New Japanese quake alert system deemed success in first test with powerful temblor

Authorities hailed Japan's new earthquake alert system as a success Monday after it allowed officials to issue a tsunami warning just one minute after a magnitude 6.9 quake jolted the country's coast a day earlier.

The quake early Sunday killed one person and injured 214 others, but officials said the one-minute warning provided a potentially lifesaving edge over the three minutes required by the country's older alert system.

Strong aftershocks shook the region Monday, and authorities in the town of Wajima near the epicenter said a lack of safe drinking water had become a top concern.

Prime Minister Shinzo Abe promised to expedite aid. "There has been great damage ... The government will provide whatever aid the regions need," he told reporters late Monday.

Strong aftershocks measuring magnitudes 5.3 and 4.8 struck Monday, but there was no tsunami danger, Japan's Meteorological Agency said. The agency said aftershocks could continue for a week.

"A fairly big aftershock hit just minutes ago and I jumped out the door," said Tomio Maeda, manager of a convenience store in Anamizu town. "It's scary, I guess it's not over yet."

Sunday morning's quake struck undersea off central Japan, along the Noto peninsula that juts into the Sea of Japan. The earthquake toppled buildings, triggered landslides, cut electricity, snapped water mains and disrupted transportation throughout the region.

It also triggered a small tsunami about 15 centimeters (6 inches) tall that hit shore 36 minutes later.

Though the wave did not cause any damage, authorities were able to give an early warning because of a more sensitive earthquake detection system that Japan has been using since last October.

The new system can detect slight tremors that travel underground ahead of a larger quake, Meteorological Agency official Yosuke Igarashi said. Sunday's quake was the first time the system has been used to issue a tsunami warning.

"Before the new system went into effect, it took about three minutes to get out a tsunami alert. On Sunday, we were able to get the alert out within a minute, so I'd say it was a success," Igarashi said.

The Meteorological Agency expects the new system will reduce earthquake injuries and damage by allowing authorities to quickly shut down elevators and trains and rapidly evacuate factories, offices and other buildings.

Prime Minister Shinzo Abe told a parliamentary committee Monday the quake had knocked down at least 68 homes and partially destroyed another 164.

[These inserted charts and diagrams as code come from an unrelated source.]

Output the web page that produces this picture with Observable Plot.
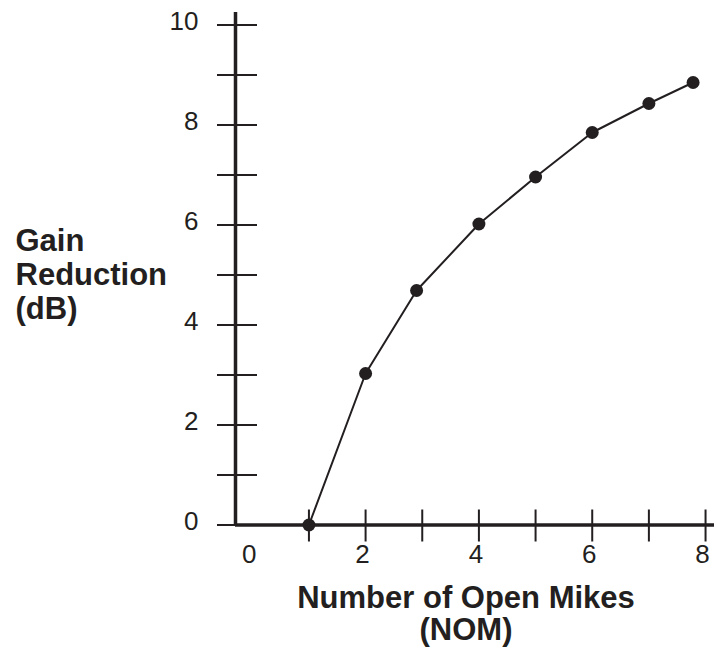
<!DOCTYPE html>
<html>
<head>
<meta charset="utf-8">
<script src="https://cdn.jsdelivr.net/npm/d3@7"></script>
<script src="https://cdn.jsdelivr.net/npm/@observablehq/plot@0.6"></script>
<style>
  html, body { margin: 0; padding: 0; background: #fff; }
  #chart svg { display: block; }
</style>
</head>
<body>
<div id="chart"></div>
<script>
const nom  = [1, 2, 2.9, 4, 5, 6, 7, 7.78];
const gain = [0, 3.03, 4.69, 6.02, 6.96, 7.85, 8.43, 8.85];
const xTickMarks = [1, 2, 3, 4, 5, 6, 7, 8];
const xTickLabels = [0, 2, 4, 6, 8];
const yTickMarks = [0, 1, 2, 3, 4, 5, 6, 7, 8, 9, 10];
const yTickLabels = [0, 2, 4, 6, 8, 10];
const yTitle = "Gain\nReduction\n(dB)";
const xTitle = "Number of Open Mikes\n(NOM)";

const data = nom.map((x, i) => ({x, y: gain[i]}));
const ink = "#231f20";
const font = "'Liberation Sans', Arial, Helvetica, sans-serif";

const chart = Plot.plot({
  width: 714,
  height: 648,
  marginLeft: 235,
  marginRight: 0,
  marginTop: 12,
  marginBottom: 123.5,
  style: {fontFamily: font, color: ink, background: "#fff", overflow: "visible"},
  x: {domain: [-0.296, 8.158]},
  y: {domain: [0, 10.25]},
  marks: [
    // y tick marks crossing the axis
    Plot.axisY({ticks: yTickMarks, tickSize: 40, dx: 22, tickFormat: () => "", stroke: ink, strokeWidth: 2, label: null}),
    // y tick labels
    Plot.axisY({ticks: yTickLabels, tickSize: 0, tickPadding: 37, dy: -3, fontSize: 26, fill: ink, label: null}),
    // x tick marks crossing the axis
    Plot.axisX({ticks: xTickMarks, tickSize: 32, dy: -15, tickFormat: () => "", stroke: ink, strokeWidth: 2, label: null}),
    // x tick labels
    Plot.axisX({ticks: xTickLabels, tickSize: 0, tickPadding: 20, dx: -3, fontSize: 26, fill: ink, label: null}),
    // axis lines
    Plot.ruleY([0], {stroke: ink, strokeWidth: 3.5}),
    Plot.ruleX([-0.296], {y1: 0, y2: 10.25, stroke: ink, strokeWidth: 3.5}),
    // data
    Plot.line(data, {x: "x", y: "y", stroke: ink, strokeWidth: 2}),
    Plot.dot(data, {x: "x", y: "y", r: 6.5, fill: ink, stroke: "none"}),
    // titles
    Plot.text([yTitle], {frameAnchor: "left", dx: -220, dy: 5.5, textAnchor: "start", lineHeight: 1.1,
      fontSize: 31, fontWeight: "bold", fill: ink}),
    Plot.text([xTitle], {frameAnchor: "bottom", dx: -9, dy: 60.5, lineAnchor: "top", lineHeight: 1.03,
      fontSize: 31, fontWeight: "bold", fill: ink})
  ]
});
document.getElementById("chart").appendChild(chart);
</script>
</body>
</html>
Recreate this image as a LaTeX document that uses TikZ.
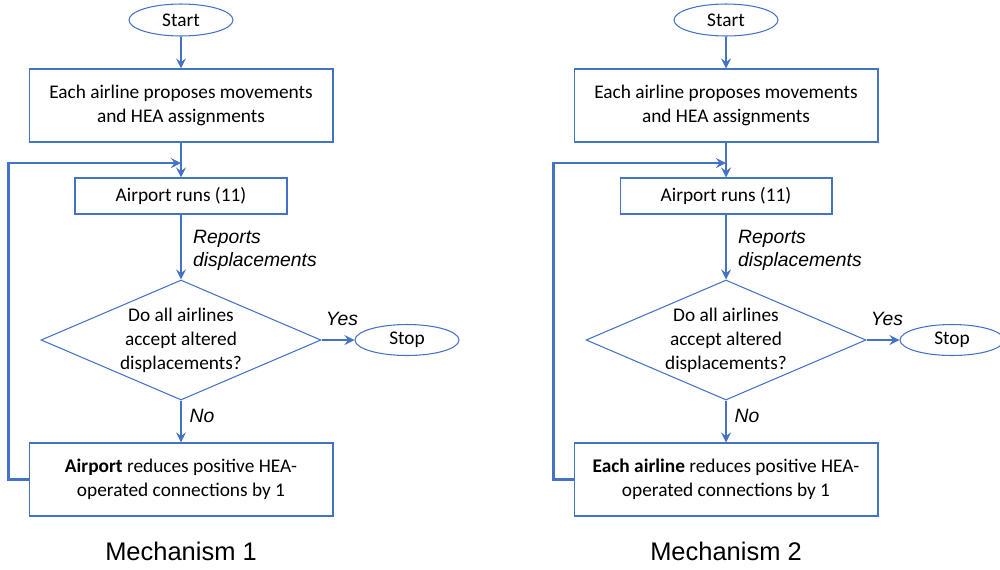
\documentclass[tikz,border=0pt]{standalone}
\usepackage{fontspec}
\setmainfont{Carlito}
\newfontfamily\labelfont{Liberation Sans}
\usetikzlibrary{shapes.geometric}
\definecolor{flowblue}{RGB}{68,114,196}
\tikzset{
  box/.style={draw=flowblue, line width=0.6pt, rectangle, align=center, inner sep=0pt,
    font=\fontsize{11}{13.6}\selectfont},
  term/.style={draw=flowblue, line width=0.6pt, ellipse, inner sep=0pt,
    minimum width=2.08cm, minimum height=0.64cm, font=\fontsize{11}{13.6}\selectfont},
  ask/.style={draw=flowblue, line width=0.6pt, diamond, aspect=2.33, inner sep=0pt,
    minimum width=5.6cm, minimum height=2.4cm, align=center, font=\fontsize{11}{13.6}\selectfont},
  flow/.style={-stealth, draw=flowblue, line width=1.5pt},
  note/.style={font=\labelfont\itshape\fontsize{11}{13.2}\selectfont, align=left},
}

\begin{document}
\begin{tikzpicture}[x=0.02cm, y=-0.02cm]
\useasboundingbox (0,0) rectangle (1000,569);
\foreach \dx/\who/\n in {0/Airport/1, 545/Each airline/2}{
  % boxes
  \node[term] (start\n) at (\dx+181,20) {Start};
  \node[box, minimum width=6.08cm, minimum height=1.46cm] (propose\n) at (\dx+181,105.5)
    {Each airline proposes movements\\and HEA assignments};
  \coordinate (merge\n) at (\dx+181,163);
  \node[box, minimum width=4.24cm, minimum height=0.72cm] (runs\n) at (\dx+181,196) {Airport runs (11)};
  \node[ask] (accept\n) at (\dx+181,340) {Do all airlines\\accept altered\\displacements?};
  \node[term, minimum height=0.62cm] (stop\n) at (\dx+407,340) {Stop};
  \node[box, minimum width=6.08cm, minimum height=1.46cm] (reduce\n) at (\dx+181,479.5)
    {\textbf{\who} reduces positive HEA-\\operated connections by 1};
  % arrows
  \draw[flow] (start\n) -- (propose\n);
  \draw[flow] (propose\n) -- (runs\n);
  \draw[flow] (runs\n) -- (accept\n);
  \draw[flow] (accept\n.east) -- (stop\n.west);
  \draw[flow] (accept\n) -- (reduce\n);
  \draw[flow] (reduce\n.west) -- ++(-20,0) |- (merge\n);
  % labels
  \node[note, anchor=west] (reports\n) at (\dx+187,250.5) {Reports\\displacements};
  \node[note] (yes\n) at (\dx+342,319) {Yes};
  \node[note] (no\n) at (\dx+202,416) {No};
  \node[font=\labelfont\fontsize{14.5}{17}\selectfont] (title\n) at (\dx+181,551) {Mechanism \n};
}
\end{tikzpicture}
\end{document}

A 52-year-old woman was crushed to death by a falling stone lantern and at least 214 other people were injured, most of them hurt when they fell or were hit by falling objects and broken glass, officials said.

The Fire and Disaster Management Agency said most of the injuries and damage occurred in Wajima, about 310 kilometers (193 miles) northwest of Tokyo.

More than 4,000 households were without water, and damage to roads made it difficult to truck in supplies, city official Kazuharu Kaji told public broadcaster NHK.

"Water is in extremely short supply," Kaji said. "In particular, there are dialysis patients and others at local hospitals who may not be able to receive treatment because of the shortage."

The affected area had not suffered a major quake since 1933.

Electricity had been largely restored Monday, reports said.

Japan sits atop four tectonic plates and is one of the world's most earthquake-prone countries, reports AP.

In October 2004, a magnitude-6.8 earthquake hit northern Japan, killing 40 people and damaging more than 6,000 homes. It was the deadliest to hit Japan since 1995, when a magnitude-7.2 quake killed 6,433 people in the western city of Kobe.